CLI Filter Overrides

Option Description
--filter-min-intensity Minimum intensity threshold
--filter-cv-threshold Maximum CV across replicates
--filter-charge-states Comma-separated allowed charge states
--filter-max-missed-cleavages Maximum missed cleavages
--filter-exclude-modifications Comma-separated modifications to exclude
--filter-min-unique-peptides Minimum unique peptides per protein
--filter-min-features Minimum identified features per run
--filter-max-missing-rate Maximum missing value rate (0.0-1.0)

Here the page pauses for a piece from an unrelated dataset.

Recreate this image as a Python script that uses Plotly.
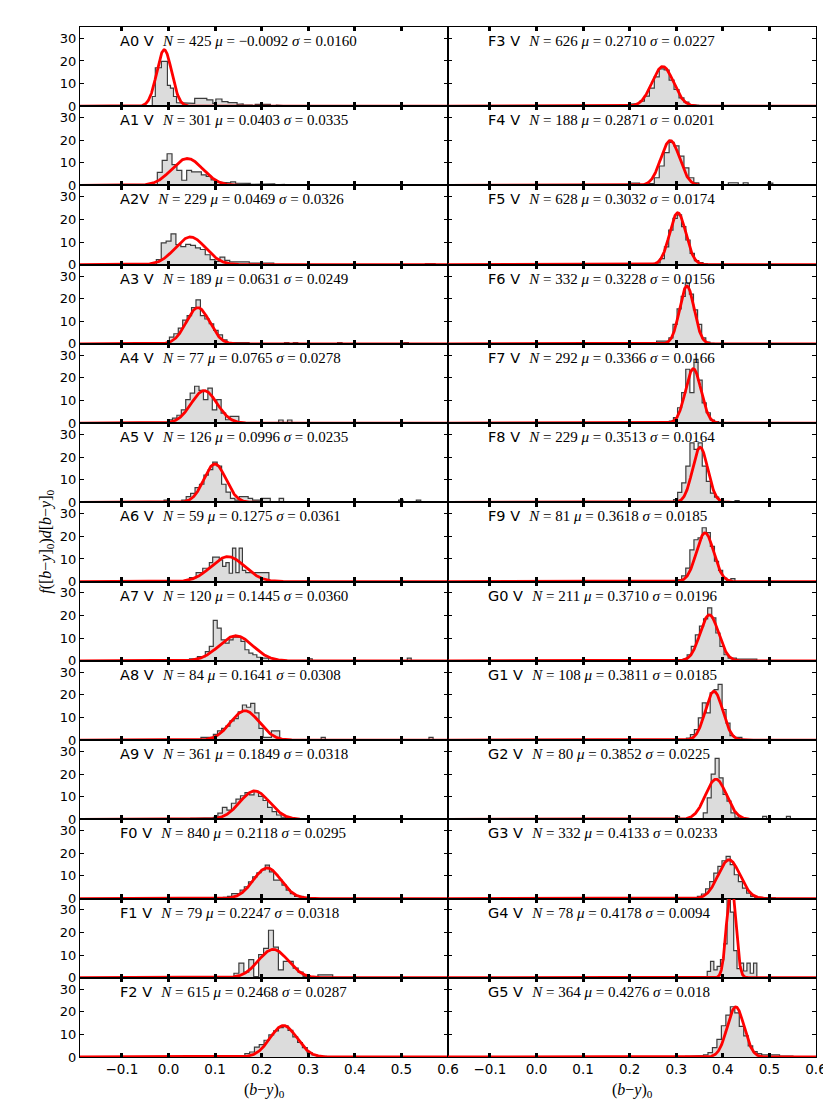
import numpy as np
import plotly.graph_objects as go
from plotly.subplots import make_subplots

# ---------------- data ----------------
left_types = ["A0 V", "A1 V", "A2V", "A3 V", "A4 V", "A5 V", "A6 V", "A7 V", "A8 V", "A9 V", "F0 V", "F1 V", "F2 V"]
right_types = ["F3 V", "F4 V", "F5 V", "F6 V", "F7 V", "F8 V", "F9 V", "G0 V", "G1 V", "G2 V", "G3 V", "G4 V", "G5 V"]

left_n = [425, 301, 229, 189, 77, 126, 59, 120, 84, 361, 840, 79, 615]
right_n = [626, 188, 628, 332, 292, 229, 81, 211, 108, 80, 332, 78, 364]

left_mu = ["−0.0092", "0.0403", "0.0469", "0.0631", "0.0765", "0.0996", "0.1275", "0.1445", "0.1641", "0.1849", "0.2118", "0.2247", "0.2468"]
right_mu = ["0.2710", "0.2871", "0.3032", "0.3228", "0.3366", "0.3513", "0.3618", "0.3710", "0.3811", "0.3852", "0.4133", "0.4178", "0.4276"]

left_sigma = ["0.0160", "0.0335", "0.0326", "0.0249", "0.0278", "0.0235", "0.0361", "0.0360", "0.0308", "0.0318", "0.0295", "0.0318", "0.0287"]
right_sigma = ["0.0227", "0.0201", "0.0174", "0.0156", "0.0166", "0.0164", "0.0185", "0.0196", "0.0185", "0.0225", "0.0233", "0.0094", "0.018"]

# histogram first bin edge and bin width per panel
left_bin_start = [-0.0348, -0.024, -0.0261, -0.0265, -0.001, -0.0095, 0.0451, 0.0451, 0.0696, 0.0478, 0.1087, 0.1405, 0.1639]
left_bin_width = [0.0065, 0.0105, 0.0105, 0.0095, 0.0095, 0.0095, 0.0071, 0.0085, 0.0089, 0.0097, 0.009, 0.0106, 0.0103]
right_bin_start = [0.1787, 0.1999, 0.247, 0.2578, 0.2764, 0.2942, 0.3028, 0.3058, 0.3219, 0.2985, 0.3454, 0.3665, 0.3201]
right_bin_width = [0.0106, 0.0106, 0.0092, 0.0088, 0.0088, 0.0088, 0.0088, 0.0088, 0.0085, 0.0085, 0.0088, 0.0071, 0.0096]

# histogram densities f([b-y]0) per bin
h_A0 = [4.3, 17, 17, 19.8, 19.8, 9.2, 8, 4.3, 1.6, 1.6, 1.3, 1.3, 1.3, 1.3, 3.5, 3.5, 3.5, 3.5, 2.8, 2.8,
        1.3, 3.2, 3.2, 2, 2, 1.6, 1.6, 1.6, 0.8, 1.0, 0.5, 0.8, 0.5, 0.3, 0.8, 0.5, 0.8, 0.5, 0.8, 0.3,
        0, 0.5, 0.3, 0, 0.3, 0, 0, 0, 0.3]
h_A1 = [5.8, 11.1, 14, 9.2, 6.7, 2.3, 6.7, 6, 6, 4.7, 4, 2.5, 1.5, 1.2, 1.2, 1.6, 1.0, 0.7, 0.9, 0.5,
        0.7, 0.5, 0.5, 0.7, 0.3, 0.5]
h_A2 = [2.2, 9.6, 10.4, 13.6, 8.9, 8, 9, 8.5, 7.4, 6.7, 4.4, 2.2, 1.5, 3.3, 1.9, 1.2, 1.2, 1.0, 1.2, 0.7,
        0.5, 0.7, 0.5, 0.7, 0, 0, 0, 0, 0, 0, 0, 0, 0, 0, 0, 0, 0, 0, 0, 0,
        0, 0, 0, 0, 0, 0, 0, 0, 0, 0, 0, 0, 0, 0, 0, 0.5, 0.5]
h_A3 = [0.6, 0.6, 0.6, 3, 4.5, 7, 10.5, 12.5, 16, 19.5, 12.5, 11, 8.9, 6, 4, 1.8, 0.6, 0.6, 0.6, 0.6,
        0.6, 0, 0, 0, 0, 0, 0, 0, 0, 0.6, 0, 0.6, 0, 0, 0, 0, 0, 0, 0, 0,
        0, 0.6, 0, 0, 0, 0, 0, 0, 0, 0, 0, 0, 0, 0, 0, 0, 0.6]
h_A4 = [1.5, 2.2, 3.5, 5.9, 10.4, 13.3, 16.3, 14.5, 10.4, 15.5, 5.9, 10.4, 4.4, 1.5, 3, 3, 0, 0, 0, 0,
        0, 0, 0, 0, 0, 1.4, 0, 1.4]
h_A5 = [1, 0, 0, 0, 1, 2.5, 4, 6.5, 8, 12, 14.5, 17.8, 16, 8, 4.5, 1.8, 1.0, 2.5, 2.5, 1.8,
        1, 1, 1.8, 1.8, 0, 0, 1.8, 0, 0, 0, 0, 0, 0, 0, 0, 0, 0, 0, 0, 0,
        0, 0, 0, 0, 0, 0, 0, 0, 0, 0, 0, 0, 0, 1, 0, 0, 0, 1]
h_A6 = [1.8, 1.8, 4, 4, 5.9, 5.9, 8.4, 10.8, 10.8, 9.6, 6.7, 8.4, 3.7, 14.8, 4, 14.8, 5, 4, 4, 4,
        4, 4, 4, 4]
h_A7 = [0.9, 0.9, 1.9, 1.9, 4.1, 6.4, 17.9, 14.5, 9.3, 7.8, 9.3, 10.5, 10.5, 8.6, 4.9, 3.4, 2.7, 1.6, 1.2, 1.2,
        0, 0, 0, 0, 0, 0, 0, 0, 0, 0, 0.9, 0, 0, 0, 0, 0, 0, 0, 0, 0,
        0, 0, 0, 0, 0, 0, 0, 0, 0, 0, 0, 0, 0, 0, 0, 1.2]
h_A8 = [1.2, 1.2, 1.2, 2.5, 4.1, 5.2, 6.2, 8.5, 9.5, 12.5, 15.5, 14.5, 16.2, 12, 5.2, 1.2, 1.2, 4.1, 4.1, 0,
        0, 0, 0, 0, 0, 0, 0, 0, 0, 1.2, 0, 0, 0, 0, 0, 0, 0, 0, 0, 0,
        0, 0, 0, 0, 0, 0, 0, 0, 0, 0, 0, 0, 0, 0, 0, 1.2]
h_A9 = [0.4, 0.4, 0.4, 0.7, 0.7, 0.9, 2.7, 5.3, 4.1, 7.1, 8.9, 10.4, 11.8, 10.8, 12.3, 10.1, 8.3, 5.3, 3.4, 1.9,
        0.9, 0.5, 0, 0, 0, 0, 0, 0, 0, 0, 0, 0, 0, 0, 0, 0, 0, 0, 0, 0,
        0, 0, 0, 0, 0, 0.3, 0.3, 0, 0.3, 0, 0.3]
h_F0 = [0.3, 0.5, 1, 2.2, 2.2, 3.7, 5.2, 7.4, 9.6, 11.4, 12.6, 14.8, 11.8, 8.1, 8.1, 5.9, 3.7, 2.2, 1, 1,
        0.3, 0.3, 0.3]
h_F1 = [2, 6.5, 2.5, 8, 0.5, 10.2, 13, 21, 13.5, 3.5, 7.2, 7.2, 4.3, 2.5, 0.6, 0, 0, 1.3, 1.3, 1.3]
h_F2 = [1.5, 2.2, 4.4, 5.5, 7.4, 9.8, 11.5, 13, 13.8, 11.8, 8.9, 6.4, 4.1, 1.9, 0.9, 0.5, 0.3]

h_F3 = [0.5, 0.5, 1, 1.2, 2.2, 4.5, 8, 13, 16.5, 16, 11.5, 7.4, 3.7, 1.8, 0.7, 0.4, 0.3, 0.2]
h_F4 = [1, 1, 0, 0, 0.8, 3.4, 8.6, 14.5, 19, 17.5, 13, 7.8, 3.4, 1.2, 0, 0, 0, 0, 0, 0,
        1.2, 1.2, 0, 1.2, 0, 0, 0, 0, 1]
h_F5 = [0.4, 0.8, 2.7, 7.9, 15.3, 20.5, 22, 16.8, 10.9, 5, 1.8, 0.9, 0.4]
h_F6 = [1.2, 1.2, 1.2, 2.7, 8.6, 15.5, 21, 27, 22, 15, 8.6, 2.7, 0.8, 0.3]
h_F7 = [0.5, 0.9, 2.4, 6.8, 13.5, 23.8, 13.5, 28.2, 19, 9, 4.6, 1.3, 0.7]
h_F8 = [1.2, 4.4, 8.6, 16, 26.3, 23.4, 26.3, 16, 9.3, 4.1, 2.3, 0.8, 0, 0, 0, 0.8]
h_F9 = [0.9, 2.5, 6, 14, 18.5, 19.3, 23.8, 21.6, 15.6, 9, 5, 1.6, 0, 1.3]
h_G0 = [0.4, 0.8, 2.7, 6.4, 11.5, 15.3, 18.5, 23.4, 19, 12.3, 6.4, 2.7, 1.2, 1.2, 0.8, 0.8, 0.8, 0.8, 0.8]
h_G1 = [0.9, 2.4, 4.6, 9.8, 16.4, 12, 20.9, 22.3, 24.6, 13.5, 7.5, 2, 1.2, 1.2]
h_G2 = [1.3, 0, 0, 0, 0, 0, 0, 2.8, 9.5, 20, 26.9, 18.3, 11, 8, 2.8, 0.9, 0, 0, 0, 0,
        0, 0, 1.3, 0, 0, 0, 0, 0, 1.3]
h_G3 = [1, 2, 4.3, 7.5, 11.2, 14.2, 16.7, 18.6, 15, 10.5, 7.5, 4.6, 2.4, 1, 0.5, 0.5, 0.5, 0.5, 0.3]
h_G4 = [2.8, 7.2, 3.5, 5, 8, 15, 45, 29, 12, 4, 6.5, 3, 6.5, 2, 6.5]
h_G5 = [0.3, 0.3, 0.3, 0.6, 0.9, 1.9, 4.1, 7.8, 13.8, 18.5, 22.2, 19.5, 13.5, 9.3, 4.9, 2.4, 1.5, 0.9, 0.9, 0.9,
        0.9, 0.4, 0.4, 0.4]

left_hist = [h_A0, h_A1, h_A2, h_A3, h_A4, h_A5, h_A6, h_A7, h_A8, h_A9, h_F0, h_F1, h_F2]
right_hist = [h_F3, h_F4, h_F5, h_F6, h_F7, h_F8, h_F9, h_G0, h_G1, h_G2, h_G3, h_G4, h_G5]

x_tick_vals = [-0.1, 0.0, 0.1, 0.2, 0.3, 0.4, 0.5, 0.6]
x_tick_text = ["−0.1", "0.0", "0.1", "0.2", "0.3", "0.4", "0.5", "0.6"]
y_tick_vals = [0, 10, 20, 30]
y_tick_text = ["0", "10", "20", "30"]

X_RANGE = [-0.19, 0.6]
Y_RANGE = [0, 35]

# ---------------- figure ----------------
NROWS = 13
fig = make_subplots(rows=NROWS, cols=2, horizontal_spacing=0, vertical_spacing=0)

SERIF = "Liberation Serif"
SANS = "DejaVu Sans"

columns = [
    (left_types, left_n, left_mu, left_sigma, left_bin_start, left_bin_width, left_hist),
    (right_types, right_n, right_mu, right_sigma, right_bin_start, right_bin_width, right_hist),
]

xgrid = np.linspace(X_RANGE[0], X_RANGE[1], 1600)

annotations = []
for c, (types, ns, mus, sigs, starts, widths, hists) in enumerate(columns):
    col = c + 1
    for r in range(NROWS):
        row = r + 1
        vals = np.array(hists[r], dtype=float)
        edges = starts[r] + widths[r] * np.arange(len(vals) + 1)
        xs = [edges[0]]
        ys = [0.0]
        for i, v in enumerate(vals):
            xs += [edges[i], edges[i + 1]]
            ys += [v, v]
        xs.append(edges[-1])
        ys.append(0.0)
        fig.add_trace(go.Scatter(x=xs, y=ys, mode="lines", fill="toself",
                                 fillcolor="#dcdcdc",
                                 line=dict(color="#3c3c3c", width=1.2),
                                 hoverinfo="skip", showlegend=False),
                      row=row, col=col)
        mu = float(mus[r].replace("−", "-"))
        sg = float(sigs[r])
        g = np.exp(-0.5 * ((xgrid - mu) / sg) ** 2) / (sg * np.sqrt(2 * np.pi))
        fig.add_trace(go.Scatter(x=xgrid, y=g, mode="lines",
                                 line=dict(color="#ff0000", width=2.8),
                                 hoverinfo="skip", showlegend=False),
                      row=row, col=col)
        idx = r * 2 + col
        sfx = "" if idx == 1 else str(idx)
        txt = (f"{types[r]}\u00a0\u00a0<span style=\"font-family:'{SERIF}';font-size:15px\">"
               f"<i>N</i>\u00a0=\u00a0{ns[r]} <i>μ</i>\u00a0=\u00a0{mus[r]} "
               f"<i>σ</i>\u00a0=\u00a0{sigs[r]}</span>")
        annotations.append(dict(text=txt, xref=f"x{sfx} domain", yref=f"y{sfx} domain",
                                x=0.102, y=1 - 14 / 79.2, xanchor="left", yanchor="middle",
                                showarrow=False, font=dict(family=SANS, size=14.5, color="black")))

fig.update_xaxes(range=X_RANGE, tickvals=x_tick_vals, ticktext=x_tick_text,
                 ticks="inside", ticklen=4, tickwidth=2.5, tickcolor="black",
                 showline=True, linewidth=1.3, linecolor="black", mirror="ticks",
                 showgrid=False, zeroline=False, showticklabels=False,
                 tickfont=dict(family=SANS, size=13.5, color="black"))
fig.update_yaxes(range=Y_RANGE, tickvals=y_tick_vals, ticktext=y_tick_text,
                 ticks="inside", ticklen=4, tickwidth=1, tickcolor="black",
                 showline=True, linewidth=1.3, linecolor="black", mirror="ticks",
                 showgrid=False, zeroline=False, showticklabels=False,
                 tickfont=dict(family=SANS, size=13, color="black"))
fig.update_xaxes(showticklabels=True, row=NROWS, col=1)
fig.update_xaxes(showticklabels=True, row=NROWS, col=2)
fig.update_yaxes(showticklabels=True, col=1)

xlabel = "(<i>b</i>−<i>y</i>)<sub>0</sub>"
ylabel = "<i>f</i>([<i>b</i>−<i>y</i>]<sub>0</sub>)<i>d</i>[<i>b</i>−<i>y</i>]<sub>0</sub>"
for xc in (0.25, 0.75):
    annotations.append(dict(text=xlabel, xref="paper", yref="paper", x=xc, y=-0.0327,
                            xanchor="center", yanchor="middle", showarrow=False,
                            font=dict(family=SERIF, size=16, color="black")))
annotations.append(dict(text=ylabel, xref="paper", yref="paper", x=-0.0465, y=0.5,
                        xanchor="center", yanchor="middle", textangle=-90, showarrow=False,
                        font=dict(family=SERIF, size=16, color="black")))

fig.update_layout(width=831, height=1119,
                  margin=dict(l=72, r=17, t=19, b=70, pad=0),
                  paper_bgcolor="white", plot_bgcolor="white",
                  showlegend=False, annotations=annotations)

fig.write_html("out.html")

See Preprocessing Filters for the full filter reference.

Output Options

# Standard CSV output
mokume features2peptides -p data.parquet -o peptides.csv

# Parquet output
mokume features2peptides -p data.parquet -o peptides.csv --save_parquet

# Log2 transform
mokume features2peptides -p data.parquet -o peptides.csv --log2

# Skip normalization entirely
mokume features2peptides -p data.parquet -o peptides.csv --skip_normalization

Python API

from mokume.normalization.peptide import peptide_normalization

peptide_normalization(
    parquet="features.parquet",
    sdrf="experiment.sdrf.tsv",
    min_aa=7,
    min_unique=2,
    remove_ids=None,
    remove_decoy_contaminants=True,
    remove_low_frequency_peptides=True,
    output="peptides-norm.csv",
    skip_normalization=False,
    nmethod="median",
    pnmethod="globalMedian",
    log2=True,
    save_parquet=False,
)

With Preprocessing Filters

from mokume.normalization.peptide import peptide_normalization
from mokume.model.filters import PreprocessingFilterConfig

config = PreprocessingFilterConfig(name="custom", enabled=True)
config.intensity.min_intensity = 1000.0
config.peptide.allowed_charge_states = [2, 3, 4]
config.protein.min_unique_peptides = 2

peptide_normalization(
    parquet="features.parquet",
    sdrf="experiment.sdrf.tsv",
    output="peptides.csv",
    nmethod="median",
    pnmethod="globalMedian",
    filter_config=config,
)